• **RECORDED INFORMATION**:
--*--
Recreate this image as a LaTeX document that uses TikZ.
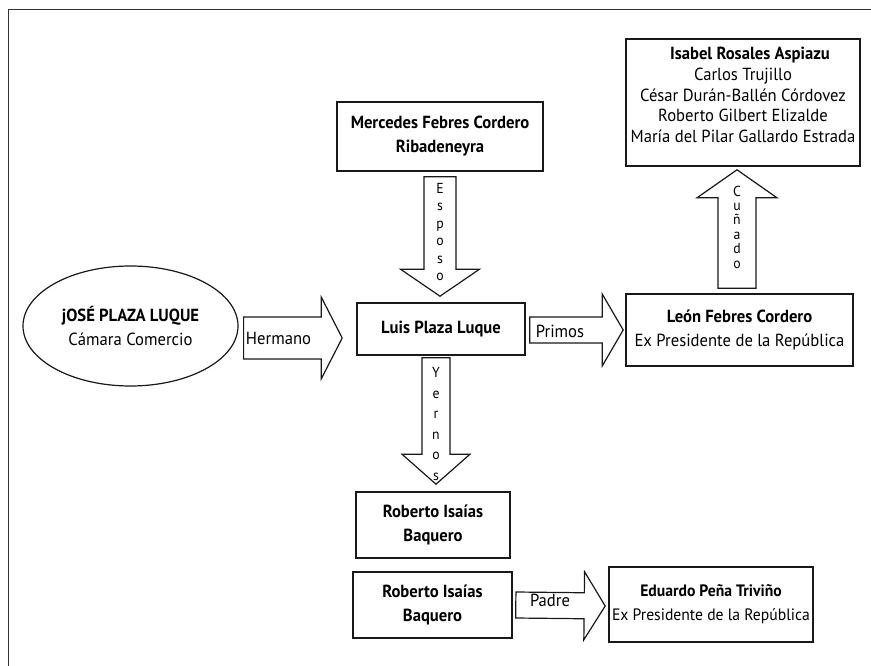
\documentclass[tikz,border=0pt]{standalone}
\usepackage{fontspec}
\setmainfont{PT Sans}[FakeStretch=0.95]
\usetikzlibrary{calc,shapes.geometric}

% block arrow from tail #2 to tip #3: shaft half-width #4, head half-width #5, head length #6
\newcommand\blockarrow[6]{%
  \coordinate (#1-b) at ($(#3)!#6!(#2)$);
  \draw[blockarrow] ($(#2)!#4!90:(#3)$) -- ($(#1-b)!#4!90:(#3)$)
    -- ($(#1-b)!#5!90:(#3)$) -- (#3) -- ($(#1-b)!#5!-90:(#3)$)
    -- ($(#1-b)!#4!-90:(#3)$) -- ($(#2)!#4!-90:(#3)$) -- cycle;}

\tikzset{
  frame/.style={draw=black!80, line width=1.8pt},
  box/.style={draw=black!90, line width=1.6pt, rectangle, inner sep=0pt, align=center,
    font=\fontsize{17.5}{24}\selectfont},
  oval/.style={draw=black!90, line width=1.2pt, ellipse, inner sep=0pt, align=center,
    font=\fontsize{17.5}{24}\selectfont},
  blockarrow/.style={draw=black!90, line width=1.2pt, fill=white, line join=miter},
  lbl/.style={inner sep=0pt, font=\fontsize{17.5}{18}\selectfont},
  vlbl/.style={inner sep=0pt, align=center, font=\fontsize{14.5}{#1}\selectfont},
  lines/.style={inner sep=0pt, align=center, font=\fontsize{17.5}{20.8}\selectfont},
}

\begin{document}
\begin{tikzpicture}[x=1pt,y=-1pt]
\useasboundingbox (0,0) rectangle (871,666);
\fill[white] (0,0) rectangle (871,666);

% page frame (top and left edges)
\draw[frame] (871,9.5) -- (8.5,9.5) -- (8.5,666);

% people
\node[oval, minimum width=215pt, minimum height=120pt] (jose) at (130.5,326)
  {\textbf{jOSÉ PLAZA LUQUE}\\Cámara Comercio};
\node[box, minimum width=168pt, minimum height=52pt] (luis) at (441,329)
  {\raisebox{3pt}{\textbf{Luis Plaza Luque}}};
\node[box, minimum width=206pt, minimum height=69pt] (mercedes) at (440,136.5)
  {\textbf{Mercedes Febres Cordero}\\\textbf{Ribadeneyra}};
\node[box, minimum width=227pt, minimum height=72pt] (leon) at (739.5,330)
  {\textbf{León Febres Cordero}\\Ex Presidente de la República};
\node[box, minimum width=234pt, minimum height=127pt] (isabel) at (743,102.5) {};
\node[lines] (isabel-txt) at (743,95)
  {\hspace*{14pt}\textbf{Isabel Rosales Aspiazu}\\Carlos Trujillo\\César Durán-Ballén Córdovez\\
   Roberto Gilbert Elizalde\\María del Pilar Gallardo Estrada};
\node[box, minimum width=154pt, minimum height=66pt] (roberto1) at (433,525)
  {\textbf{Roberto Isaías}\\\textbf{Baquero}};
\node[box, minimum width=159pt, minimum height=66pt] (roberto2) at (432.5,605)
  {\textbf{Roberto Isaías}\\\textbf{Baquero}};
\node[box, minimum width=204pt, minimum height=75pt, font=\fontsize{16.5}{24}\selectfont]
  (eduardo) at (711,604.5)
  {\textbf{Eduardo Peña Triviño}\\Ex Presidente de la República};

% relation arrows
\coordinate (herm-t) at ($(jose.east)+(5,12)$);
\coordinate (herm-p) at ($(luis.west)+(-14,9)$);
\blockarrow{herm}{herm-t}{herm-p}{21pt}{41pt}{21pt}
\node[lbl] (herm-l) at (278.5,338) {Hermano};

\coordinate (prim-t) at ($(luis.east)+(4,1)$);
\coordinate (prim-p) at ($(leon.west)+(-2,0)$);
\blockarrow{prim}{prim-t}{prim-p}{13pt}{36pt}{21pt}
\node[lbl] (prim-l) at (560,331) {Primos};

\coordinate (padr-t) at ($(roberto2.east)+(3,0)$);
\coordinate (padr-p) at ($(eduardo.west)+(-3,1.5)$);
\blockarrow{padr}{padr-t}{padr-p}{13pt}{34pt}{21pt}
\node[lbl] (padr-l) at (550,600) {Padre};

\coordinate (espo-t) at ($(mercedes.south)+(0,5)$);
\coordinate (espo-p) at ($(luis.north)+(-1,-6)$);
\blockarrow{espo}{espo-t}{espo-p}{16pt}{39.5pt}{27pt}
\node[vlbl=17.4] (espo-l) at (440,232) {E\\s\\p\\o\\s\\o};

\coordinate (yern-t) at ($(luis.south)+(-5,2)$);
\coordinate (yern-p) at ($(roberto1.north)+(3,-7)$);
\blockarrow{yern}{yern-t}{yern-p}{14pt}{34pt}{30pt}
\node[vlbl=20.6] (yern-l) at (436,424) {Y\\e\\r\\n\\o\\s};

\coordinate (cuna-t) at ($(leon.north)+(-2.5,-5)$);
\coordinate (cuna-p) at ($(isabel.south)+(-6,3)$);
\blockarrow{cuna}{cuna-t}{cuna-p}{19pt}{40pt}{28pt}
\node[vlbl=14.4] (cuna-l) at (737,227) {C\\u\\ñ\\a\\d\\o};
\end{tikzpicture}
\end{document}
--*--
• **WHAT IS ASKED**:
Keep the pictures out of the copy and return the rest of the data above exactly.

• **THE ANSWER**:
Recreate this image as a LaTeX document that uses TikZ.
\documentclass[tikz,border=0pt]{standalone}
\usepackage{fontspec}
\setmainfont{PT Sans}[FakeStretch=0.95]
\usetikzlibrary{calc,shapes.geometric}

% block arrow from tail #2 to tip #3: shaft half-width #4, head half-width #5, head length #6
\newcommand\blockarrow[6]{%
  \coordinate (#1-b) at ($(#3)!#6!(#2)$);
  \draw[blockarrow] ($(#2)!#4!90:(#3)$) -- ($(#1-b)!#4!90:(#3)$)
    -- ($(#1-b)!#5!90:(#3)$) -- (#3) -- ($(#1-b)!#5!-90:(#3)$)
    -- ($(#1-b)!#4!-90:(#3)$) -- ($(#2)!#4!-90:(#3)$) -- cycle;}

\tikzset{
  frame/.style={draw=black!80, line width=1.8pt},
  box/.style={draw=black!90, line width=1.6pt, rectangle, inner sep=0pt, align=center,
    font=\fontsize{17.5}{24}\selectfont},
  oval/.style={draw=black!90, line width=1.2pt, ellipse, inner sep=0pt, align=center,
    font=\fontsize{17.5}{24}\selectfont},
  blockarrow/.style={draw=black!90, line width=1.2pt, fill=white, line join=miter},
  lbl/.style={inner sep=0pt, font=\fontsize{17.5}{18}\selectfont},
  vlbl/.style={inner sep=0pt, align=center, font=\fontsize{14.5}{#1}\selectfont},
  lines/.style={inner sep=0pt, align=center, font=\fontsize{17.5}{20.8}\selectfont},
}

\begin{document}
\begin{tikzpicture}[x=1pt,y=-1pt]
\useasboundingbox (0,0) rectangle (871,666);
\fill[white] (0,0) rectangle (871,666);

% page frame (top and left edges)
\draw[frame] (871,9.5) -- (8.5,9.5) -- (8.5,666);

% people
\node[oval, minimum width=215pt, minimum height=120pt] (jose) at (130.5,326)
  {\textbf{jOSÉ PLAZA LUQUE}\\Cámara Comercio};
\node[box, minimum width=168pt, minimum height=52pt] (luis) at (441,329)
  {\raisebox{3pt}{\textbf{Luis Plaza Luque}}};
\node[box, minimum width=206pt, minimum height=69pt] (mercedes) at (440,136.5)
  {\textbf{Mercedes Febres Cordero}\\\textbf{Ribadeneyra}};
\node[box, minimum width=227pt, minimum height=72pt] (leon) at (739.5,330)
  {\textbf{León Febres Cordero}\\Ex Presidente de la República};
\node[box, minimum width=234pt, minimum height=127pt] (isabel) at (743,102.5) {};
\node[lines] (isabel-txt) at (743,95)
  {\hspace*{14pt}\textbf{Isabel Rosales Aspiazu}\\Carlos Trujillo\\César Durán-Ballén Córdovez\\
   Roberto Gilbert Elizalde\\María del Pilar Gallardo Estrada};
\node[box, minimum width=154pt, minimum height=66pt] (roberto1) at (433,525)
  {\textbf{Roberto Isaías}\\\textbf{Baquero}};
\node[box, minimum width=159pt, minimum height=66pt] (roberto2) at (432.5,605)
  {\textbf{Roberto Isaías}\\\textbf{Baquero}};
\node[box, minimum width=204pt, minimum height=75pt, font=\fontsize{16.5}{24}\selectfont]
  (eduardo) at (711,604.5)
  {\textbf{Eduardo Peña Triviño}\\Ex Presidente de la República};

% relation arrows
\coordinate (herm-t) at ($(jose.east)+(5,12)$);
\coordinate (herm-p) at ($(luis.west)+(-14,9)$);
\blockarrow{herm}{herm-t}{herm-p}{21pt}{41pt}{21pt}
\node[lbl] (herm-l) at (278.5,338) {Hermano};

\coordinate (prim-t) at ($(luis.east)+(4,1)$);
\coordinate (prim-p) at ($(leon.west)+(-2,0)$);
\blockarrow{prim}{prim-t}{prim-p}{13pt}{36pt}{21pt}
\node[lbl] (prim-l) at (560,331) {Primos};

\coordinate (padr-t) at ($(roberto2.east)+(3,0)$);
\coordinate (padr-p) at ($(eduardo.west)+(-3,1.5)$);
\blockarrow{padr}{padr-t}{padr-p}{13pt}{34pt}{21pt}
\node[lbl] (padr-l) at (550,600) {Padre};

\coordinate (espo-t) at ($(mercedes.south)+(0,5)$);
\coordinate (espo-p) at ($(luis.north)+(-1,-6)$);
\blockarrow{espo}{espo-t}{espo-p}{16pt}{39.5pt}{27pt}
\node[vlbl=17.4] (espo-l) at (440,232) {E\\s\\p\\o\\s\\o};

\coordinate (yern-t) at ($(luis.south)+(-5,2)$);
\coordinate (yern-p) at ($(roberto1.north)+(3,-7)$);
\blockarrow{yern}{yern-t}{yern-p}{14pt}{34pt}{30pt}
\node[vlbl=20.6] (yern-l) at (436,424) {Y\\e\\r\\n\\o\\s};

\coordinate (cuna-t) at ($(leon.north)+(-2.5,-5)$);
\coordinate (cuna-p) at ($(isabel.south)+(-6,3)$);
\blockarrow{cuna}{cuna-t}{cuna-p}{19pt}{40pt}{28pt}
\node[vlbl=14.4] (cuna-l) at (737,227) {C\\u\\ñ\\a\\d\\o};
\end{tikzpicture}
\end{document}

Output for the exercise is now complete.